Reviews Roundup: The Comeuppance

The Almeida

Tamara Lawrance and Anthony Welsh in The Comeuppance. Photo: Marc Brenner

Most critics agreed that Branden Jacobs-Jenkins’ new play The Comeuppance didn’t reach the heights of An Octoroon. Nevertheless they greeted the story of a group of American millennials now in middle age who look back and face mortality (literally since Death appears) with 4 and 3 star enthusiasm.

[Links to full reviews are included but a number are behind paywalls and therefore may not be accessible]

Let’s start with the high markers. Sarah Crompton at Whats On Stage (4★) was beguiled. She said it was ‘a play about death which is both high comedy and a melancholic exploration of the vagaries of memory and the weight of nostalgia on 30-somethings surviving in a post-Covid landscape’ and described it as ‘a magnificent drama, truthful and haunting.’

‘it’s Bruce Springsteen meets Chekhov, delivered with waspish humour and the modern irritations of missed texts and faulty GPS,’ said Sarah Hemming in the Financial Times (4★), calling it ‘clever, funny and compelling: part social comedy, part danse macabre.’ She added: ‘there’s something poignant about this wry, sad encounter with the inevitability of mortality.’

Debbie Gilpin for Broadway World (4★) was impressed by the way ‘it broaches the trauma of the COVID pandemic in an original and thought-provoking way.’ She also liked the way ‘the blend of humour and drama allows the play to remain engaging.’ ‘Every member of the company has excellent comic timing, as well as great dramatic chops,’ she said, adding’Tamara Lawrance and Anthony Welsh stand out’.

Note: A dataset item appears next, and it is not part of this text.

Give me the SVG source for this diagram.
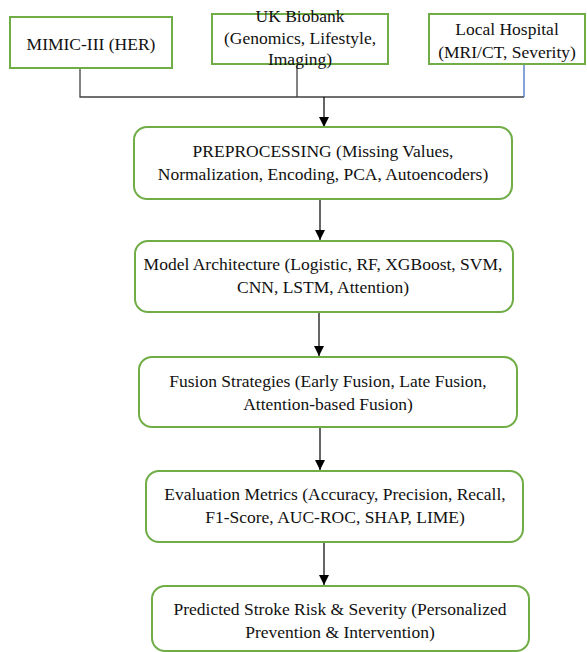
<svg xmlns="http://www.w3.org/2000/svg" width="587" height="652" viewBox="0 0 587 652">
<defs>
<style>
.box{fill:#fff;stroke:#70AD47;stroke-width:2}
.t{font-family:'Liberation Serif','Times New Roman','DejaVu Serif',serif;font-size:17.5px;fill:#111;text-anchor:middle}
.ln{stroke:#404040;stroke-width:1.3;fill:none}
.ar{stroke:#000;stroke-width:1.2;fill:none;marker-end:url(#ah)}
</style>
<marker id="ah" viewBox="0 0 10 10" refX="10" refY="5" markerWidth="10" markerHeight="10" markerUnits="userSpaceOnUse" orient="auto">
<path d="M0,0 L10,5 L0,10 z" fill="#000"/>
</marker>
</defs>
<rect width="587" height="652" fill="#fff"/>
<g id="connectors">
<path class="ln" d="M80,68 V97 H524"/>
<path class="ln" d="M297,64 V97"/>
<path d="M524,64 V97" stroke="#4472C4" stroke-width="1.3" fill="none"/>
<path class="ar" d="M324,97 V127"/>
<path class="ar" d="M320,199 V240"/>
<path class="ar" d="M319,312 V356"/>
<path class="ar" d="M320,427 V470"/>
<path class="ar" d="M324,542 V585"/>
</g>
<g id="mimic">
<rect class="box" x="10" y="17" width="162" height="51"/>
<text class="t" x="91" y="50" font-family="Liberation Serif">MIMIC-III (HER)</text>
</g>
<g id="ukbiobank">
<rect class="box" x="212" y="14" width="176" height="50"/>
<text class="t" x="300" y="22">UK Biobank</text>
<text class="t" x="300" y="44">(Genomics, Lifestyle,</text>
<text class="t" x="300" y="65">Imaging)</text>
</g>
<g id="hospital">
<rect class="box" x="429" y="14" width="156" height="50"/>
<text class="t" x="507" y="35">Local Hospital</text>
<text class="t" x="507" y="58">(MRI/CT, Severity)</text>
</g>
<g id="preprocessing">
<rect class="box" x="134" y="127" width="378" height="72" rx="13"/>
<text class="t" x="323" y="157">PREPROCESSING (Missing Values,</text>
<text class="t" x="323" y="180">Normalization, Encoding, PCA, Autoencoders)</text>
</g>
<g id="model">
<rect class="box" x="135" y="241" width="378" height="71" rx="13"/>
<text class="t" x="323" y="270">Model Architecture (Logistic, RF, XGBoost, SVM,</text>
<text class="t" x="323" y="293">CNN, LSTM, Attention)</text>
</g>
<g id="fusion">
<rect class="box" x="139" y="357" width="378" height="70" rx="13"/>
<text class="t" x="328" y="387">Fusion Strategies (Early Fusion, Late Fusion,</text>
<text class="t" x="328" y="410">Attention-based Fusion)</text>
</g>
<g id="evaluation">
<rect class="box" x="146" y="471" width="377" height="71" rx="13"/>
<text class="t" x="335" y="500">Evaluation Metrics (Accuracy, Precision, Recall,</text>
<text class="t" x="335" y="523">F1-Score, AUC-ROC, SHAP, LIME)</text>
</g>
<g id="output">
<rect class="box" x="152" y="586" width="377" height="65" rx="13"/>
<text class="t" x="340" y="615">Predicted Stroke Risk &amp; Severity (Personalized</text>
<text class="t" x="340" y="638">Prevention &amp; Intervention)</text>
</g>
</svg>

The rest of the pack were more reserved. Fiona Mountford at the I (3★) praised ‘the all-round excellence of the five-person cast’ but said ‘we spend too much of the two-hour running time waiting for Eric Ting’s production to shake itself out of a state of suspended animation and hit full flow.’ Arifa Akbar The Guardian (3★) commented: ‘the production never becomes quite savage enough; the unleashing of rage seems a little polite.’ However, she concluded: ‘Even with its off notes, The Comeuppance is good theatre with eloquent outbursts and awkward wit.’

Andrzej Lukowski at Time Out (3★) had this to say: ‘Finely acted, ‘The Comeuppance’ is a dark, droll, somewhat contemplative comedy about how a generation gets old (or at least, middle-aged).’ Tim Bano in The Independent (3 ★) was even more succinct , calling it ‘two hours of listening to middle-aged millennials feeling sorry for themselves.’

David Benedict in The Standard (3★) praised the ‘warm, carefully paced production’ but found ‘In place of engaging subtext, there’s merely withheld information dragged into the open at convenient moments like in an awkward thriller.’ The result? ‘the play lacks focus and tension evaporates’.

Dzifa Benson for the Telegraph (3★) was disappointed: ‘Jacobs-Jenkins is a fine playwright…On this occasion, however, he doesn’t land his mark.’ He observed: ‘Jacobs-Jenkins doesn’t seem to know what to make of all these calamities.’ For Aleks Sierz at the Arts Desk (3★) ‘the play remains inconclusive and, for me, unsatisfying.’

‘It’s a melancholic, meditative piece with a dash of gallows humour’ said Sam Marlowe in The Stage (3★), ‘it’s as if we’re watching them through a fine veil, groping among its allusions for more solid and penetrating meaning.’

Clive Davis in The Times (3★) was forgiving if its perceived faults: ‘If you can’t help sensing that all the characters are types rather than three-dimensional beings, Jacobs-Jenkins’s sharply sculpted dialogue teases out the tensions that exist beneath the bonhomie. Natasha Chivers’s crepuscular lighting design adds to the sense that we are caught somewhere between reality, a dream and a nightmare.’

The Comeuppance can be seen at The Almeida until 18 May 2024. Buy tickets directly from almeida.co.uk

Average Critic Rating 3.3★

Value Rating 65 (Value rating is the Average Critic Rating moderated by the typical ticket price. In theory, this means the higher the score the better value but, because of price variations, a West End show could be excellent value if it scores above 30 while an off-West End show may need to score above 60. This rating is based on opening night prices- theatres may raise or lower prices during the run.)